Spartan Air Services was an aviation firm in Canada from 1946 to 1972.

== History ==
Spartan Air Services was founded after World War 2, the purpose of the airline was so Canada could map the country and open it up for development. The airline would go into the high level of the Aerial Surveys business in 1950. They used the P 38 lightnings but due to their unreliability such as having to add external fuel tanks the airline made Welland Phillips go to England to pick a replacement for the lightnings and would end up picking the De Haviland Mosquito.

In 1954 15 mosquitos would be purchased by Spartan for $5000 ($12000 each in today's dollars) with 9 used for Aerial mapping and the others used for parts. The mosquito with the registration CH-HMS would be the last one to arrive in Canada. The aircraft was often preferred due to the fact it's engines were more reliable. The aircraft were modified to accommodate the aircraft large aircraft cameras with CH-HML being the first one to be equipped with the new configuration.

The airline would also fly out of Cambridge Bay on Victoria Island Shepherd Bay and Mould Bay on Prince Patrick Island, Resolute Bay on Cornwallis Island and Coral Harbor on Southampton Island while Churchill would become an important maintenance and staging base for the airline. Summer fog was also a problem for the airline along with the fact that the airline was suffering fatal accidents with the mosquitos. In 1958 the airline was operating over 60 aircraft.
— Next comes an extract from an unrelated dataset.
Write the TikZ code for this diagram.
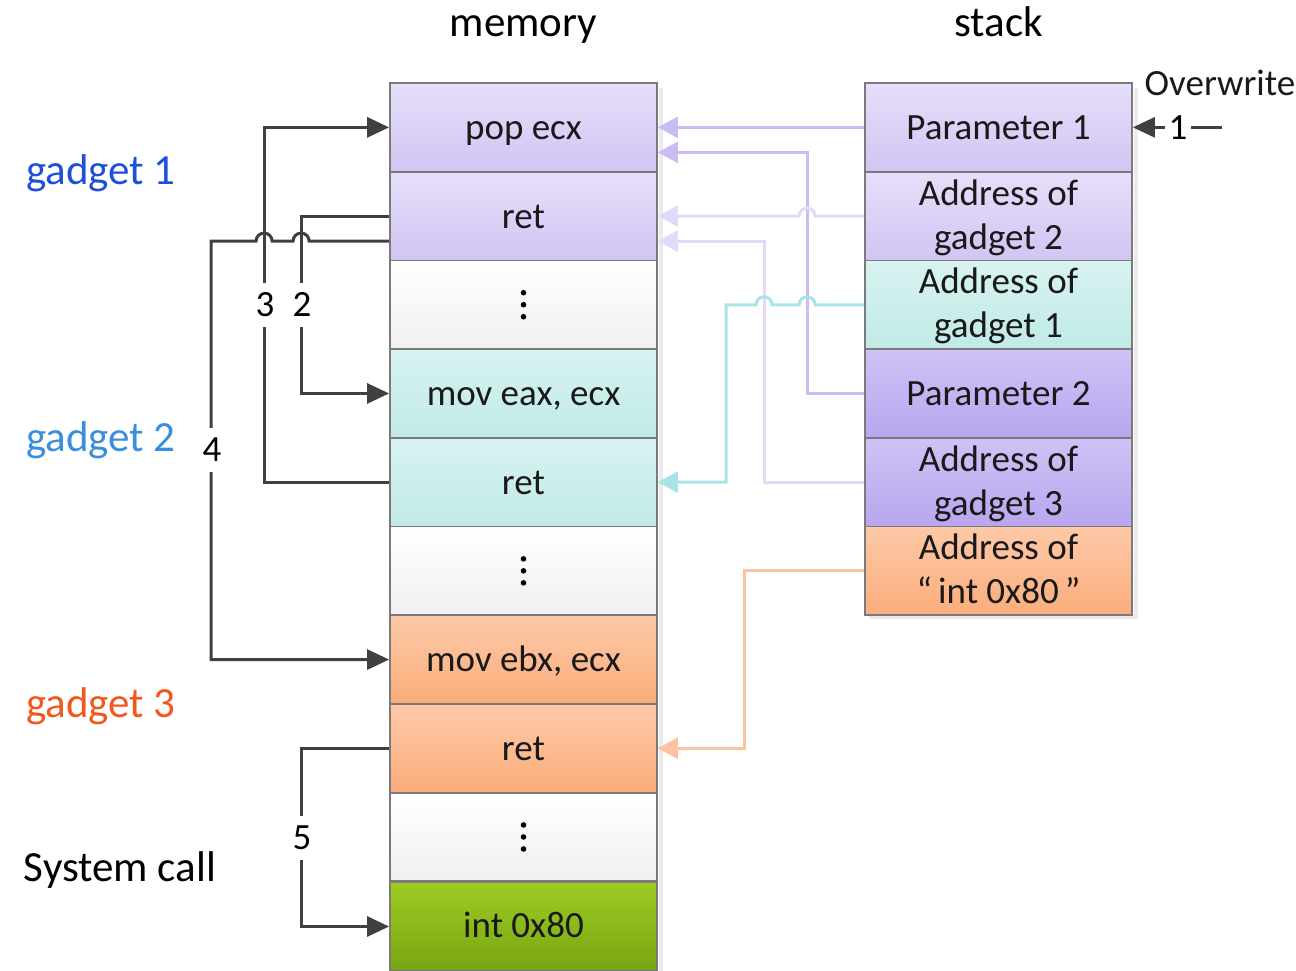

The mosquitos of the airline would be retired of November of 1964 after the airline's last aircraft was written off in Argentina.

In 1961 the airline was one of the largest and most iconic airlines at the time and would charter a helicopter from the airline Skyrotors Limited of Arnprior which was founded in August 1961.

One of the most notable people in the company Nelson Bentley would come back to the airline utilizing the Bell 417 in Nunavut in the Arctic.

The airline would operate until 1973 when it was taken over by a company called Kenting Aviation.

== Countries served ==
United States, Mexico, Argentina, Canada, Colombia, the Dominican Republic, Peru, Belize, British Guiana, Trinidad, Grand Bahamas, Liberia, Nigeria, Kenya, Somalia, Tanzania, Mozambique, Togo, the Seychelles, Iran, India, Malaya, the Philippines, Laos.